The $112 Million Pivot
Baltimore didn’t wait around to mourn the loss. Less than 24 hours after shipping Crosby back to the desert, General Manager Eric DeCosta pivoted, signing former Bengals standout Trey Hendrickson to a massive four-year, $112 million contract. The move signals that Baltimore’s “medical concerns” regarding Crosby might have been a convenient exit ramp. Insiders suggest the Ravens grew wary of Crosby’s 2025 workload—where he played through significant pain before being shut down for the final two games—and decided a healthy Hendrickson was the safer bet for their Super Bowl window.
Crosby isn’t taking the rejection quietly. The 28-year-old took to social media to claim he is already “200 percent” and back in the Raiders’ facility at 6 a.m. to resume training. The Raiders, meanwhile, are left in a cap-space nightmare, losing the $30 million in breathing room they expected to gain from the trade. They now hold a disgruntled superstar with a “damaged goods” label that could tank his future market value.
“I am going to be 200 percent by training camp, and the world is going to get the best version of 98. Baltimore just woke up a sleeping giant.”
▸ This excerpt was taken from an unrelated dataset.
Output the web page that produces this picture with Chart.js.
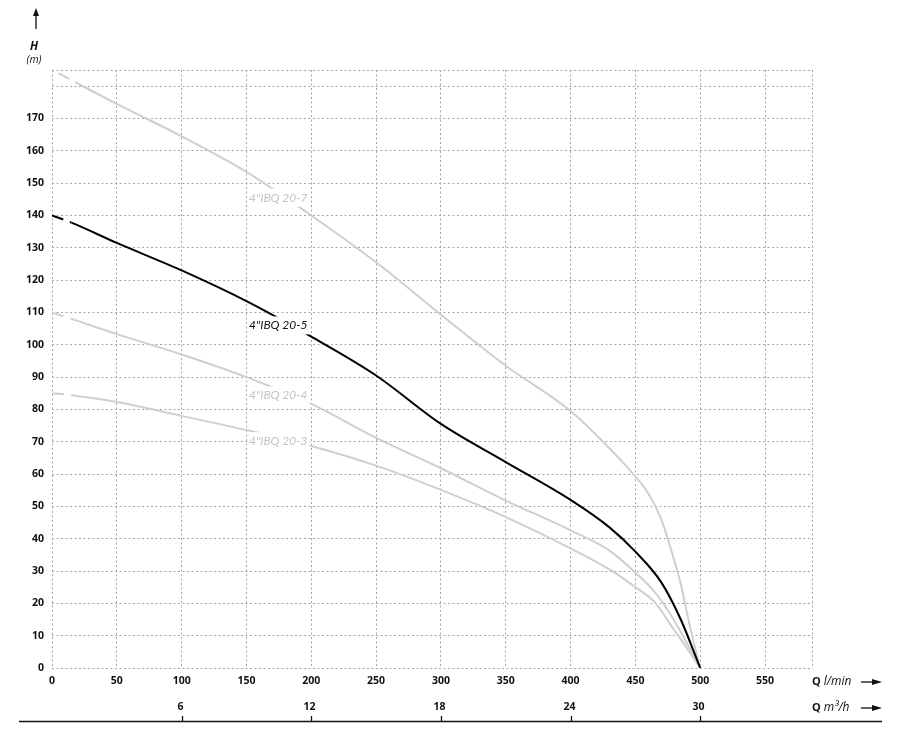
<!DOCTYPE html>
<html>
<head>
<meta charset="utf-8">
<script src="https://cdn.jsdelivr.net/npm/chart.js@4.4.0/dist/chart.umd.min.js"></script>
<style>
html,body{margin:0;padding:0;background:#fff;}
#wrap{position:relative;width:915px;height:731px;}
</style>
</head>
<body>
<div id="wrap"><canvas id="myChart" width="915" height="731"></canvas></div>
<script>
// pump curves, Q in l/min, H in m
const flow207=[5,20,50,100,150,200,250,300,350,400,425,445,460,470,478,485,492,500];
const head207=[184,180.8,174.5,164.5,153.5,140,125.5,109.3,93.5,79.5,70,61.5,54,46,36,26,13,0];

const flow205=[0,15,50,100,150,200,250,300,350,400,430,450,470,485,500];
const head205=[140,137.8,131.5,123,113.5,102.5,90.5,75.5,63.7,52,43.5,36,26.5,15,0];

const flow204=[0,15,50,100,150,200,250,300,350,400,430,450,465,478,490,500];
const head204=[110,108,103.3,97,90,81.7,71.2,61.8,51.8,42.6,36.3,29.5,23.5,16,7.5,0];

const flow203=[0,15,50,100,150,200,250,300,350,400,430,450,465,480,490,500];
const head203=[85,84.4,82.3,78,73.6,68.7,62.6,55.1,46.7,37,30.5,25,20.3,11.7,6,0];

const curveNames=['4"IBQ 20-7','4"IBQ 20-5','4"IBQ 20-4','4"IBQ 20-3'];
const m3hTicks=[6,12,18,24,30];
const flowMax=587, headMax=185;

const toPts=(q,h)=>q.map((v,i)=>({x:v,y:h[i]}));
const grey='#cfcfcf';
const dashFirst={borderDash:c=>c.p0DataIndex===0?[12,7]:undefined};

const mkLine=(label,q,h,color,w,order)=>({
  label:label,data:toPts(q,h),borderColor:color,borderWidth:w,pointRadius:0,
  fill:false,cubicInterpolationMode:'monotone',segment:dashFirst,order:order
});

// curve labels: [name index, Q at left edge, H at middle, colour]
const labelSpots=[[0,152,145.5,'#c4c4c4'],[1,152,106,'#111'],[2,152,84.3,'#c4c4c4'],[3,152,70.2,'#c4c4c4']];

const extras={
  id:'extras',
  beforeDatasetsDraw(chart){
    const {ctx,chartArea:a}=chart;
    ctx.save();
    ctx.strokeStyle='#a6a6a6';ctx.lineWidth=1;ctx.setLineDash([2,2.5]);
    ctx.beginPath();
    ctx.moveTo(a.left,a.top+0.5);ctx.lineTo(a.right,a.top+0.5);
    ctx.moveTo(a.right-0.5,a.top);ctx.lineTo(a.right-0.5,a.bottom);
    ctx.stroke();
    ctx.restore();
  },
  afterDatasetsDraw(chart){
    const {ctx}=chart;
    const xs=chart.scales.x, ys=chart.scales.y;
    ctx.save();
    ctx.font='italic 12px Lato';
    ctx.textBaseline='middle';
    labelSpots.forEach(s=>{
      const t=curveNames[s[0]];
      const x=xs.getPixelForValue(s[1]), y=ys.getPixelForValue(s[2]);
      const w=ctx.measureText(t).width;
      ctx.fillStyle='#fff';
      ctx.fillRect(x-1,y-9,w+3,18);
      ctx.fillStyle=s[3];
      ctx.fillText(t,x,y);
    });
    ctx.restore();
  },
  afterDraw(chart){
    const {ctx}=chart;
    const xs=chart.scales.x;
    ctx.save();
    ctx.fillStyle='#111';ctx.strokeStyle='#111';
    // H axis title and arrow
    ctx.textAlign='center';ctx.textBaseline='middle';
    ctx.font='bold italic 11.5px "Open Sans"';
    ctx.fillText('H',34,47);
    ctx.font='italic 10.5px "Open Sans"';
    ctx.fillText('(m)',34,60);
    ctx.lineWidth=1.3;
    ctx.beginPath();ctx.moveTo(36,29);ctx.lineTo(36,13);ctx.stroke();
    ctx.beginPath();ctx.moveTo(36,8);ctx.lineTo(33,16);ctx.lineTo(39,16);ctx.closePath();ctx.fill();
    // second flow axis in m3/h
    const ly=721.5;
    ctx.lineWidth=1.3;
    ctx.beginPath();ctx.moveTo(19,ly);ctx.lineTo(882,ly);ctx.stroke();
    ctx.font='bold 10.5px "Open Sans"';
    m3hTicks.forEach(v=>{
      const x=Math.round(xs.getPixelForValue(v*1000/60))+0.5;
      ctx.beginPath();ctx.moveTo(x,716);ctx.lineTo(x,ly);ctx.stroke();
      ctx.fillText(String(v),x-2,707);
    });
    // unit captions with arrows
    const unit=(y,txt)=>{
      ctx.textAlign='left';
      ctx.font='bold 11px "Open Sans"';
      ctx.fillText('Q',812,y);
      const qw=ctx.measureText('Q').width;
      ctx.font='italic 12px "Open Sans"';
      ctx.fillText(txt,812+qw+3,y);
      ctx.lineWidth=1.3;
      ctx.beginPath();ctx.moveTo(861,y);ctx.lineTo(874,y);ctx.stroke();
      ctx.beginPath();ctx.moveTo(882,y);ctx.lineTo(872,y-3);ctx.lineTo(872,y+3);ctx.closePath();ctx.fill();
    };
    unit(682,'l/min');
    unit(708,'m\u00b3/h');
    ctx.restore();
  }
};

window.addEventListener('load',()=>{
  const ctx=document.getElementById('myChart');
  new Chart(ctx,{
    type:'line',
    data:{datasets:[
      mkLine(curveNames[0],flow207,head207,grey,2,3),
      mkLine(curveNames[2],flow204,head204,grey,2,3),
      mkLine(curveNames[3],flow203,head203,grey,2,3),
      mkLine(curveNames[1],flow205,head205,'#000',2,1)
    ]},
    options:{
      responsive:false,animation:false,devicePixelRatio:1,
      layout:{padding:{left:0,right:102,top:70,bottom:0}},
      plugins:{legend:{display:false},tooltip:{enabled:false}},
      scales:{
        x:{
          type:'linear',min:0,max:flowMax,
          grid:{color:'#a6a6a6',lineWidth:1,drawTicks:false},
          border:{display:false,dash:[2,2.5]},
          ticks:{stepSize:50,includeBounds:false,padding:7,color:'#111',
            font:{family:'"Open Sans"',size:10.5,weight:'bold'},
            maxRotation:0,autoSkip:false,
            callback:v=>(v%50===0&&v<=550)?v:''},
          afterFit:s=>{s.height=63;}
        },
        y:{
          type:'linear',min:0,max:headMax,
          grid:{color:'#a6a6a6',lineWidth:1,drawTicks:false},
          border:{display:false,dash:[2,2.5]},
          ticks:{stepSize:10,includeBounds:false,padding:8,color:'#111',
            font:{family:'"Open Sans"',size:10.5,weight:'bold'},
            autoSkip:false,
            callback:v=>(v%10===0&&v<=170)?v:''},
          afterFit:s=>{s.width=52;}
        }
      }
    },
    plugins:[extras]
  });
});
</script>
</body>
</html>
— Maxx Crosby, Las Vegas Raiders Defensive End
Front Office Fallout: Tannenbaum vs. The Internet
While internet GMs are calling the Ravens “cowards” for backing out, former NFL executive Mike Tannenbaum sees a calculated, if cold, business decision. Speaking on the latest broadcast, Tannenbaum argued that the Raiders must continue taking calls as the 2026 Draft approaches. He suggested that if a team like the Cowboys or Patriots offers a slightly reduced package, Vegas has to listen. The trust in the building is fractured. You can’t put the trade genie back in the bottle once you’ve already told your franchise player he’s worth two first-rounders to someone else.
The reality is simple: Baltimore got cold feet. Whether it was the MRI results or the staggering price tag, the Ravens decided the risk didn’t match the reward. They chose the reliability of Hendrickson over the high-ceiling gamble of a post-op Crosby. For the Raiders, the challenge is now internal. They have to fix a relationship with a player who already had one foot out the door, all while his knee remains the biggest talking point in the league.